Como se nota, a batalha pela mente do consumidor tem como palco principal a internet, local onde não existem fronteiras. Em razão disso, há oportunidades em todas partes e uma busca constante por sinergia em toda a jornada de consumo, que, repito, não é mais linear. Os indicadores descortinados pelo censo demográfico brasileiro são poderosos e basilares nas estratégias de comunicação das empresas. Mas pesquisadores não apenas analisam números, pois buscam compreender as motivações, emoções e comportamentos que estatísticas tentam expressar.
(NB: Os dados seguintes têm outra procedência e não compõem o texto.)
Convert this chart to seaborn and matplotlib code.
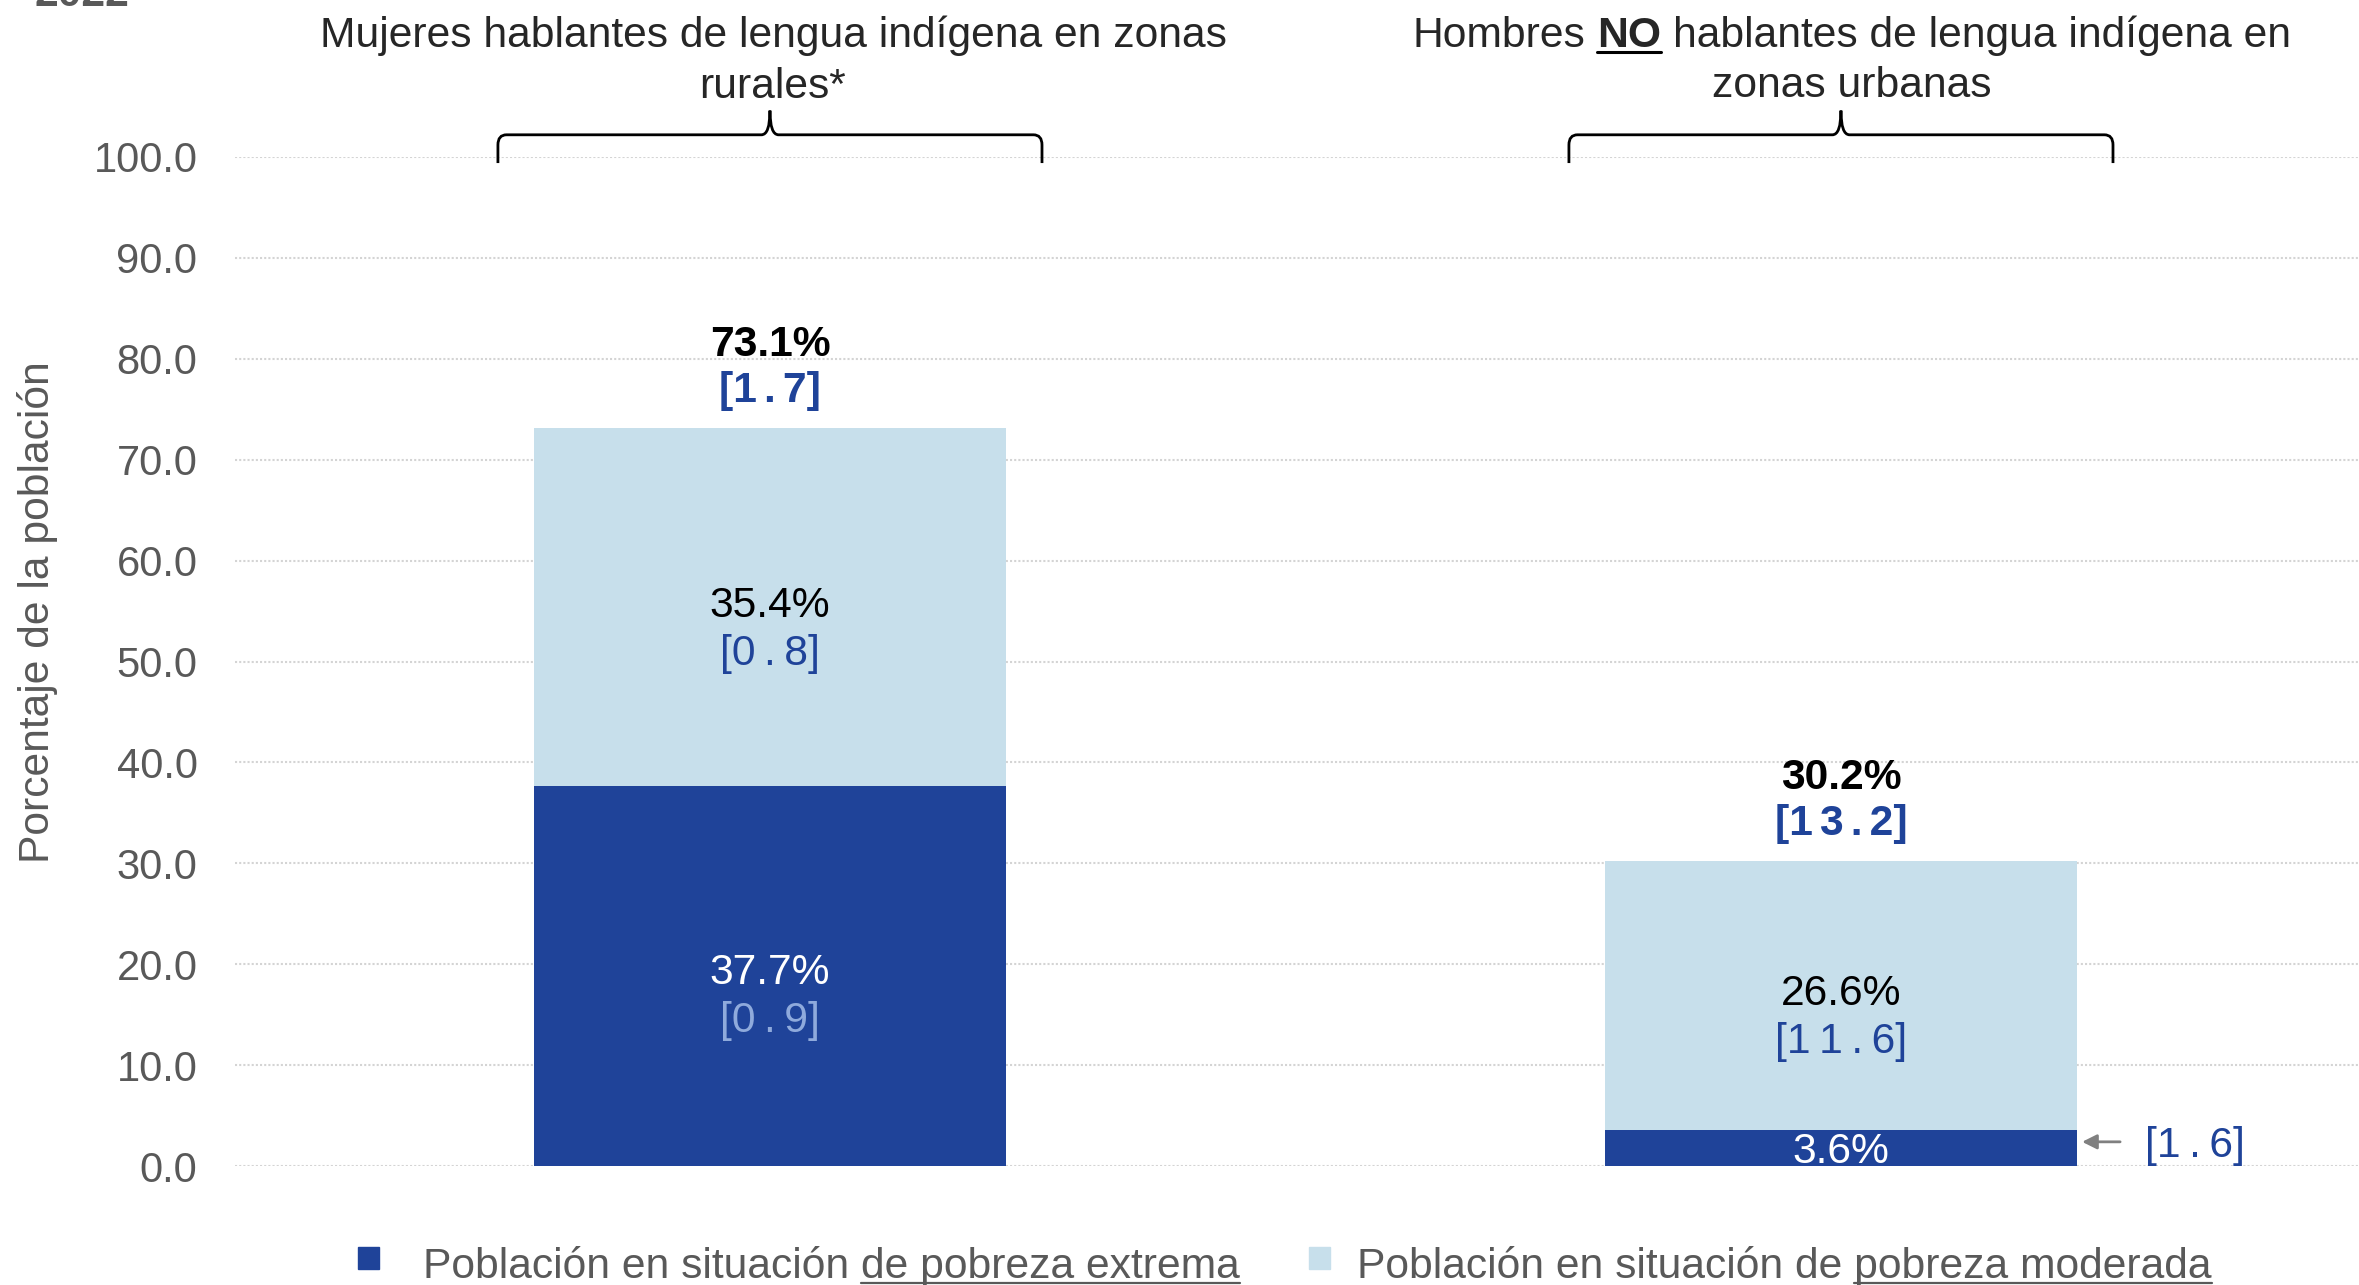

Essa abordagem empática permite uma interpretação mais profunda e significativa dos dados, transformando-os em insights que podem transformar negócios tornando-os mais eficazes e inovadoras. Ao entender as necessidades, desejos e problemas dos indivíduos de uma maneira mais holística, as empresas podem criar produtos, serviços, experiências e eleger representantes de marcas que realmente dialoguem com o público.

A era da Inteligência Artificial também trouxe consigo uma enxurrada de dados, mas é crucial lembrar que, no cerne de cada conjunto de indicadores, existem inúmeras histórias humanas esperando para serem descobertas, contadas e, quem sabe, até transformadas. A pesquisa, com seu equilíbrio entre análise quantitativa e compreensão qualitativa, oferece todas as ferramentas para torná-las públicas.